La farmacológica por fin a llegado a la posibilidad de disminuir considerablemente el malestar del enfermo mental por medio de una droga. Prácticamente existen hoy en día pastillas para todo, que eliminan de un vez eso tan «incómodo» pero la moneda queda en el aire, en la mayoría de los casos suprime el discurso o en el mejor de los casos —que son unos cuantos— el sujeto tiene la posibilidad de poner en práctica las «cadenas significantes» que hacen posible que este hablar tenga por primera vez un sentido.
La psiquiatría desea ser imperativa: Basta ya de malos entendidos, «es lo que es, lo que digo dice eso y no otra cosa»; y si el sujeto se angustia, deprime, obsesiona, delira, alucina... existe la pastilla idónea que restablece el equilibrio químico desordenado de los neurotransmisores y con ello cree el psiquiatra haber puesto al paciente primero en paz y después llevarlo a la gloria.
La psiquiatría declara que no tiene porque «escuchar» más los dichos del enfermo mental, salvo para poder clasificarlo de acuerdo con el DSM IV y arribar a un diagnóstico (en general, teñido del matiz de que se trata de trastornos de la conducta y el comportamiento, pasibles de ser corregidos con una reeducación adecuada y obviamente combinada con la química).

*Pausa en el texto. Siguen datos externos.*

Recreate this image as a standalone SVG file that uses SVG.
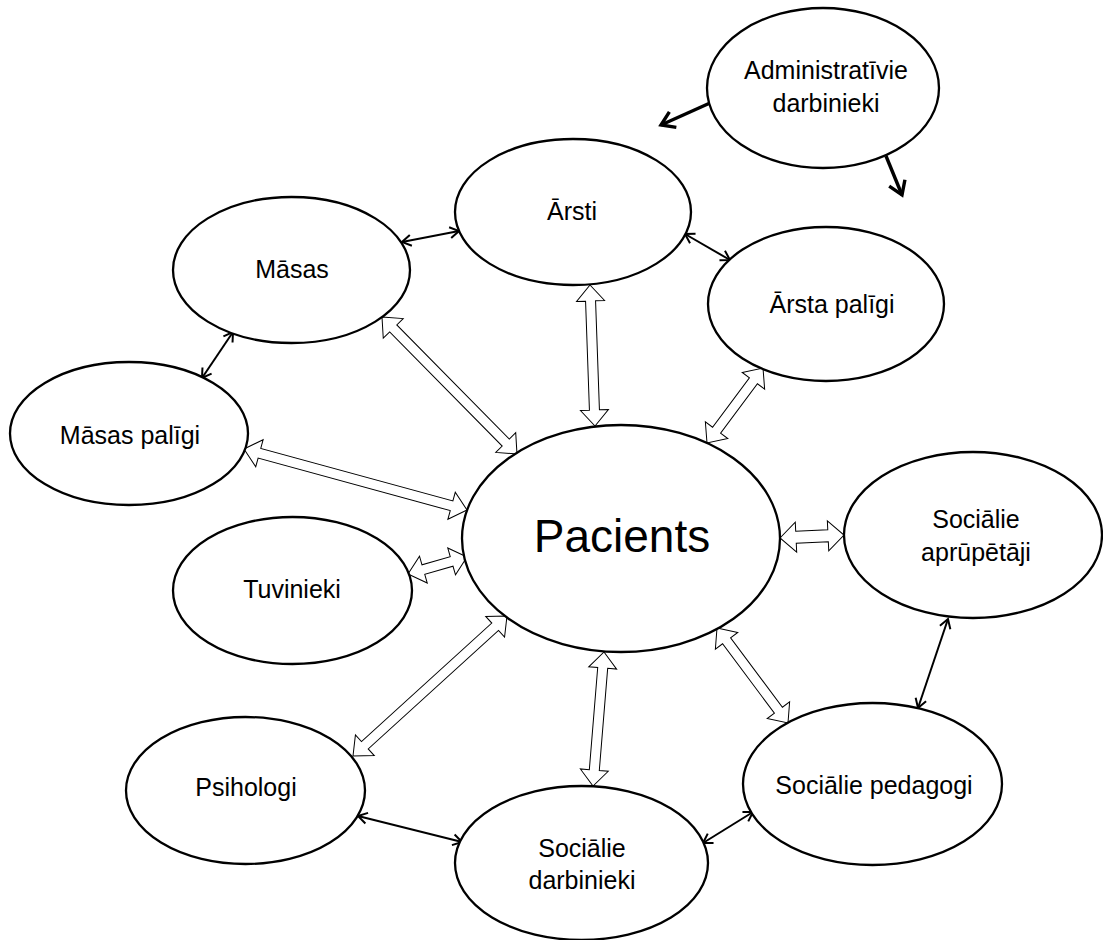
<svg xmlns="http://www.w3.org/2000/svg" width="1103" height="940" viewBox="0 0 1103 940">
<style>
.node ellipse{fill:#fff;stroke:#000;stroke-width:2.3}
.node text{font-family:"Liberation Sans",Arial,sans-serif;font-size:25px;fill:#000;text-anchor:middle}
.node text.big{font-size:46px}
.thin{fill:none;stroke:#000;stroke-width:2;marker-start:url(#v);marker-end:url(#v)}
.bold{fill:none;stroke:#000;stroke-width:3.4;marker-end:url(#vb)}
.block{fill:#fff;stroke:#000;stroke-width:1}
</style>
<defs>
<marker id="v" markerUnits="userSpaceOnUse" markerWidth="24" markerHeight="24" viewBox="-12 -12 24 24" refX="0" refY="0" orient="auto-start-reverse" overflow="visible">
<path d="M-9,-5.5 L0,0 L-9,5.5" fill="none" stroke="#000" stroke-width="2"/>
</marker>
<marker id="vb" markerUnits="userSpaceOnUse" markerWidth="30" markerHeight="30" viewBox="-15 -15 30 30" refX="0" refY="0" orient="auto" overflow="visible">
<path d="M-13,-8.5 L0,0 L-13,8.5" fill="none" stroke="#000" stroke-width="3.4" stroke-linejoin="miter"/>
</marker>
</defs>
<rect width="1103" height="940" fill="#fff"/>
<g id="connectors">
<line class="thin" x1="402" y1="242" x2="459" y2="231"/>
<line class="thin" x1="685" y1="234" x2="730" y2="260"/>
<line class="thin" x1="233" y1="332" x2="202" y2="378"/>
<line class="thin" x1="358" y1="816" x2="462" y2="842"/>
<line class="thin" x1="703" y1="843" x2="753" y2="812"/>
<line class="thin" x1="948" y1="619" x2="918" y2="708"/>
<line class="bold" x1="710" y1="103" x2="661" y2="125"/>
<line class="bold" x1="886" y1="156" x2="902" y2="195"/>
<path class="block" transform="translate(590,285) rotate(87.97)" d="M0,0 L16,-14 L16,-5 L125.1,-5 L125.1,-14 L141.1,0 L125.1,14 L125.1,5 L16,5 L16,14 Z"/>
<path class="block" transform="translate(382,317) rotate(45.42)" d="M0,0 L16,-14 L16,-5 L176.3,-5 L176.3,-14 L192.3,0 L176.3,14 L176.3,5 L16,5 L16,14 Z"/>
<path class="block" transform="translate(763,368) rotate(126.75)" d="M0,0 L16,-14 L16,-5 L77.6,-5 L77.6,-14 L93.6,0 L77.6,14 L77.6,5 L16,5 L16,14 Z"/>
<path class="block" transform="translate(244,449) rotate(15.30)" d="M0,0 L16,-14 L16,-5 L215.2,-5 L215.2,-14 L231.2,0 L215.2,14 L215.2,5 L16,5 L16,14 Z"/>
<path class="block" transform="translate(408,574) rotate(-16.07)" d="M0,0 L16,-14 L16,-5 L45.4,-5 L45.4,-14 L61.4,0 L45.4,14 L45.4,5 L16,5 L16,14 Z"/>
<path class="block" transform="translate(353,756) rotate(-42.27)" d="M0,0 L16,-14 L16,-5 L192.1,-5 L192.1,-14 L208.1,0 L192.1,14 L192.1,5 L16,5 L16,14 Z"/>
<path class="block" transform="translate(604,652) rotate(94.69)" d="M0,0 L16,-14 L16,-5 L118.5,-5 L118.5,-14 L134.5,0 L118.5,14 L118.5,5 L16,5 L16,14 Z"/>
<path class="block" transform="translate(717,628) rotate(53.23)" d="M0,0 L16,-14 L16,-5 L102.6,-5 L102.6,-14 L118.6,0 L102.6,14 L102.6,5 L16,5 L16,14 Z"/>
<path class="block" transform="translate(780,538) rotate(-2.68)" d="M0,0 L16,-15 L16,-6 L48.1,-6 L48.1,-15 L64.1,0 L48.1,15 L48.1,6 L16,6 L16,15 Z"/>
</g>
<g id="admin" class="node"><ellipse cx="823" cy="88" rx="116" ry="80"/><text x="826" y="79">Administratīvie</text><text x="826" y="112">darbinieki</text></g>
<g id="arsti" class="node"><ellipse cx="573" cy="212" rx="118" ry="73"/><text x="572" y="220">Ārsti</text></g>
<g id="masas" class="node"><ellipse cx="291.5" cy="270" rx="118.5" ry="73"/><text x="292" y="278">Māsas</text></g>
<g id="arsta-paligi" class="node"><ellipse cx="826" cy="304" rx="118" ry="77"/><text x="832" y="313">Ārsta palīgi</text></g>
<g id="masas-paligi" class="node"><ellipse cx="129" cy="433.5" rx="119" ry="71.5"/><text x="130" y="444">Māsas palīgi</text></g>
<g id="pacients" class="node"><ellipse cx="621" cy="538.5" rx="159" ry="113.5"/><text class="big" x="622" y="552">Pacients</text></g>
<g id="tuvinieki" class="node"><ellipse cx="292.5" cy="590.5" rx="119.5" ry="73.5"/><text x="292" y="598">Tuvinieki</text></g>
<g id="soc-aprupetaji" class="node"><ellipse cx="973" cy="535" rx="129" ry="83"/><text x="976" y="528">Sociālie</text><text x="976" y="561">aprūpētāji</text></g>
<g id="psihologi" class="node"><ellipse cx="245.5" cy="790.5" rx="119.5" ry="73.5"/><text x="246" y="796">Psihologi</text></g>
<g id="soc-pedagogi" class="node"><ellipse cx="872.5" cy="784" rx="129.5" ry="81"/><text x="874" y="794">Sociālie pedagogi</text></g>
<g id="soc-darbinieki" class="node"><ellipse cx="581.5" cy="863" rx="126.5" ry="77"/><text x="582" y="857">Sociālie</text><text x="582" y="889">darbinieki</text></g>
</svg>
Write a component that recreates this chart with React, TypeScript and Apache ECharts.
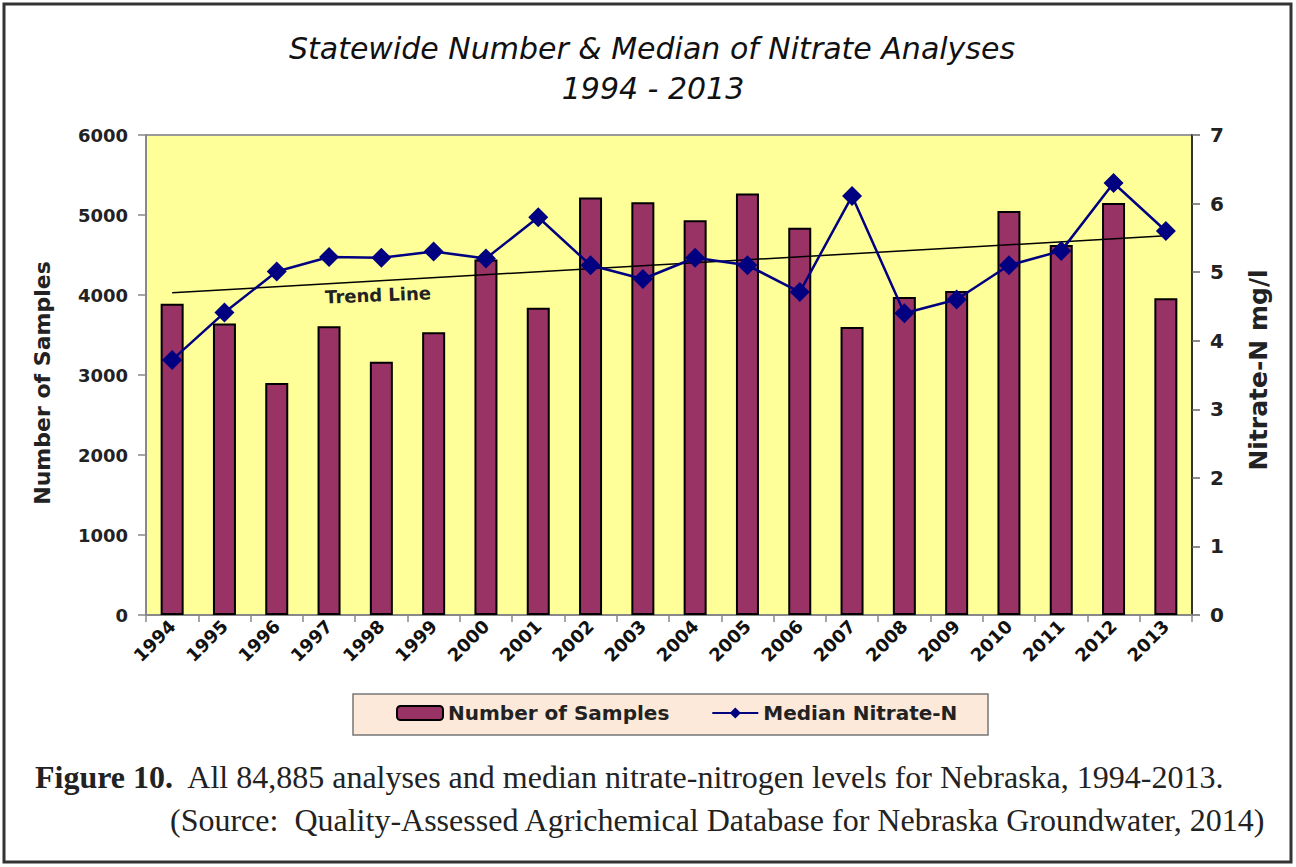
import React, { useEffect, useRef } from "react";
import * as echarts from "echarts";

const years = ["1994","1995","1996","1997","1998","1999","2000","2001","2002","2003","2004","2005","2006","2007","2008","2009","2010","2011","2012","2013"];
const samples = [3890,3645,2900,3610,3165,3535,4445,3840,5220,5160,4935,5270,4840,3600,3975,4050,5050,4625,5150,3960];
const medians = [3.72,4.41,5.01,5.22,5.21,5.30,5.20,5.80,5.10,4.90,5.21,5.10,4.71,6.11,4.40,4.60,5.10,5.31,6.30,5.60];
const trendStart = 4.70;
const trendEnd = 5.53;
const leftTicks = [0, 6000, 1000];
const rightTicks = [0, 7, 1];

const SANS = "DejaVu Sans";
const SERIF = "Liberation Serif";

export default function App() {
  const ref = useRef<HTMLDivElement>(null);
  useEffect(() => {
    document.body.style.margin = "0";
    const chart = echarts.init(ref.current!, null, { renderer: "svg" });
    const option: any = {
      animation: false,
      backgroundColor: "#ffffff",
      grid: { left: 146, top: 135, right: 104, bottom: 252, show: true, backgroundColor: "#FFFF99", borderColor: "#999", borderWidth: 2 },
      xAxis: {
        type: "category",
        data: years,
        boundaryGap: true,
        axisLine: { lineStyle: { color: "#888", width: 2 } },
        axisTick: { show: true, length: 7, lineStyle: { color: "#888", width: 1.5 } },
        axisLabel: { rotate: 45, margin: 8, fontFamily: SANS, fontWeight: "bold", fontSize: 18, color: "#111", interval: 0 },
      },
      yAxis: [
        {
          type: "value", min: leftTicks[0], max: leftTicks[1], interval: leftTicks[2],
          axisLine: { show: true, lineStyle: { color: "#888", width: 2 } },
          axisTick: { show: true, length: 8, lineStyle: { color: "#888", width: 1.5 } },
          axisLabel: { margin: 18, fontFamily: SANS, fontWeight: "bold", fontSize: 18, color: "#222", formatter: (v: number) => String(v) },
          splitLine: { show: false },
        },
        {
          type: "value", min: rightTicks[0], max: rightTicks[1], interval: rightTicks[2], position: "right",
          axisLine: { show: true, lineStyle: { color: "#333", width: 2 } },
          axisTick: { show: true, length: 8, lineStyle: { color: "#666", width: 1.5 } },
          axisLabel: { margin: 18, fontFamily: SANS, fontWeight: "bold", fontSize: 20, color: "#222" },
          splitLine: { show: false },
        },
      ],
      legend: {
        data: ["Number of Samples", "Median Nitrate-N"],
        left: 396, top: 703, padding: 0,
        itemWidth: 46, itemHeight: 14, itemGap: 42,
        textStyle: { fontFamily: SANS, fontSize: 20, fontWeight: 600, color: "#222" },
      },
      series: [
        {
          name: "Number of Samples", type: "bar", yAxisIndex: 0, data: samples, barWidth: 23,
          itemStyle: { color: "#993366", borderColor: "#000", borderWidth: 2 }, z: 1,
        },
        {
          name: "Trend", type: "line", yAxisIndex: 1,
          data: [[years[0], trendStart], [years[years.length - 1], trendEnd]],
          symbol: "none", lineStyle: { color: "#000", width: 1.5 }, z: 3,
        },
        {
          name: "Median Nitrate-N", type: "line", yAxisIndex: 1, data: medians,
          symbol: "diamond", symbolSize: 20,
          itemStyle: { color: "#000080" }, lineStyle: { color: "#000080", width: 2.5 }, z: 4,
        },
      ],
      graphic: [
        { type: "rect", shape: { x: 4, y: 4, width: 1287, height: 858 }, style: { fill: "none", stroke: "#333", lineWidth: 3 }, z: 0 },
        { type: "text", x: 652, y: 48, style: { text: "Statewide Number & Median of Nitrate Analyses", fontFamily: SANS, fontStyle: "italic", fontSize: 30, fill: "#111", align: "center", verticalAlign: "middle" } },
        { type: "text", x: 653, y: 88, style: { text: "1994 - 2013", fontFamily: SANS, fontStyle: "italic", fontSize: 30, fill: "#111", align: "center", verticalAlign: "middle" } },
        { type: "text", x: 42, y: 383, rotation: Math.PI / 2, style: { text: "Number of Samples", fontFamily: SANS, fontWeight: "bold", fontSize: 22, fill: "#222", align: "center", verticalAlign: "middle" } },
        { type: "text", x: 1258, y: 370, rotation: Math.PI / 2, style: { text: "Nitrate-N mg/l", fontFamily: SANS, fontWeight: "bold", fontSize: 25, fill: "#222", align: "center", verticalAlign: "middle" } },
        { type: "text", x: 378, y: 295, rotation: 0.04, z: 10, style: { text: "Trend Line", fontFamily: SANS, fontWeight: "bold", fontSize: 18, fill: "#222", align: "center", verticalAlign: "middle" } },
        { type: "rect", shape: { x: 353, y: 694, width: 635, height: 41 }, style: { fill: "#FDE9D9", stroke: "#777", lineWidth: 1.5 }, z: -1 },
        {
          type: "text", x: 35, y: 777,
          style: {
            text: "{b|Figure 10.}  All 84,885 analyses and median nitrate-nitrogen levels for Nebraska, 1994-2013.",
            fontFamily: SERIF, fontSize: 32, fill: "#222", verticalAlign: "middle",
            rich: { b: { fontFamily: SERIF, fontSize: 32, fontWeight: "bold", fill: "#222" } },
          },
        },
        { type: "text", x: 170, y: 820, style: { text: "(Source:  Quality-Assessed Agrichemical Database for Nebraska Groundwater, 2014)", fontFamily: SERIF, fontSize: 32, fill: "#222", verticalAlign: "middle" } },
      ],
    };
    chart.setOption(option);
    return () => chart.dispose();
  }, []);
  return <div ref={ref} style={{ width: 1296, height: 867 }} />;
}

Así los psiquiatras se equiparan curiosamente con los toxicómanos. Ambos son expertos alquimistas, mientras uno prepara su «cóctel» con bebidas alcohólicas, cocaína y mariguana, el otro «receta» Ritalin, litio y Diazepam, ambos con la tarea primordial de modificar la realidad psíquica del sujeto en algo más acorde con su sensibilidad perceptiva.